Jakarta kebanjiran, di Bogor angin ngamuk. Rumah ane kebakaran gare-gare kompor mleduk.... Rumah ane kebanjiran gara-gara got mampet....
Itulah penggalan lagu Benyamin S tahun 1970 berjudul ”Kompor Mleduk”.
Lagu-lagu Benyamin menjadi potret sosial kehidupan Jakarta di zaman Gubernur Ali Sadikin yang melakukan revolusi perbaikan infrastruktur Kota Jakarta yang kemudian terhenti di zaman penggantinya, Gubernur Tjokropranolo.
Banjir dalam lagu Benyamin masih dan tetap relevan bagi Jakarta yang dilintasi 13 sungai, berada di dataran rendah rawa, dan mengalami penurunan muka tanah tiap tahun.
Pendangkalan dan banjir seiring sejalan tercatat dalam sejarah Jakarta.
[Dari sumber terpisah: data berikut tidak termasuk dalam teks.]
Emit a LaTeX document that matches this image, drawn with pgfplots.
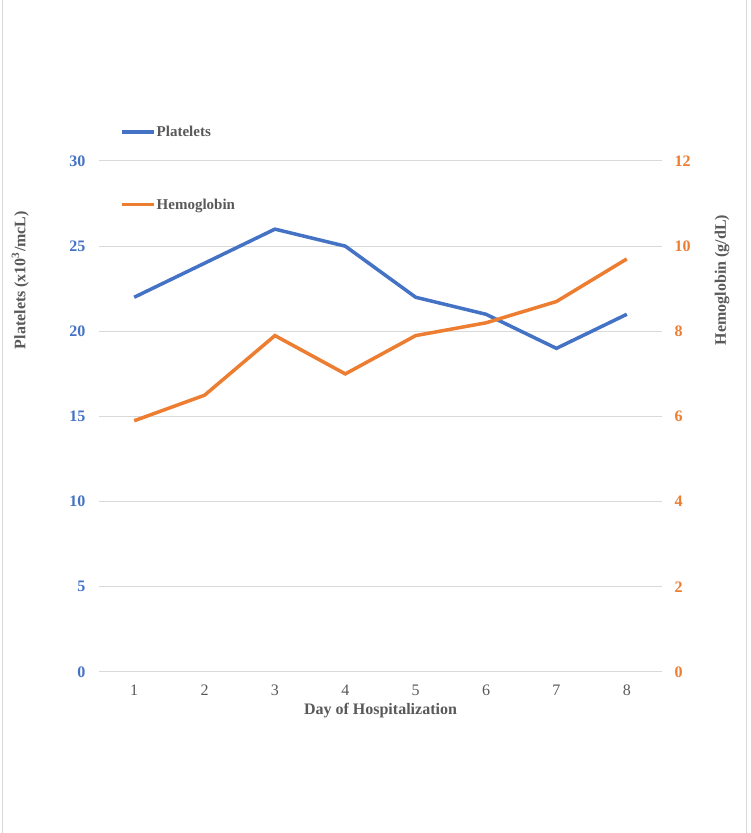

Adolf Heuken SJ dalam buku Historical Sites of Jakarta mencatat, pada zaman kedatangan misi Portugis ke Sunda Kalapa, mereka meninggalkan Padrao (baca: Padrong), batu penanda perjanjian kerja sama Portugis dengan Kerajaan Hindu Pajajaran tahun 1522.
Batu tersebut terletak di pinggir pantai Sunda Kalapa yang kini menjadi persimpangan Jalan Cengkeh-Jalan Kalibesar Timur di Kota Tua Jakarta, sekitar 1,5 kilometer dari pantai di tepi Museum Bahari.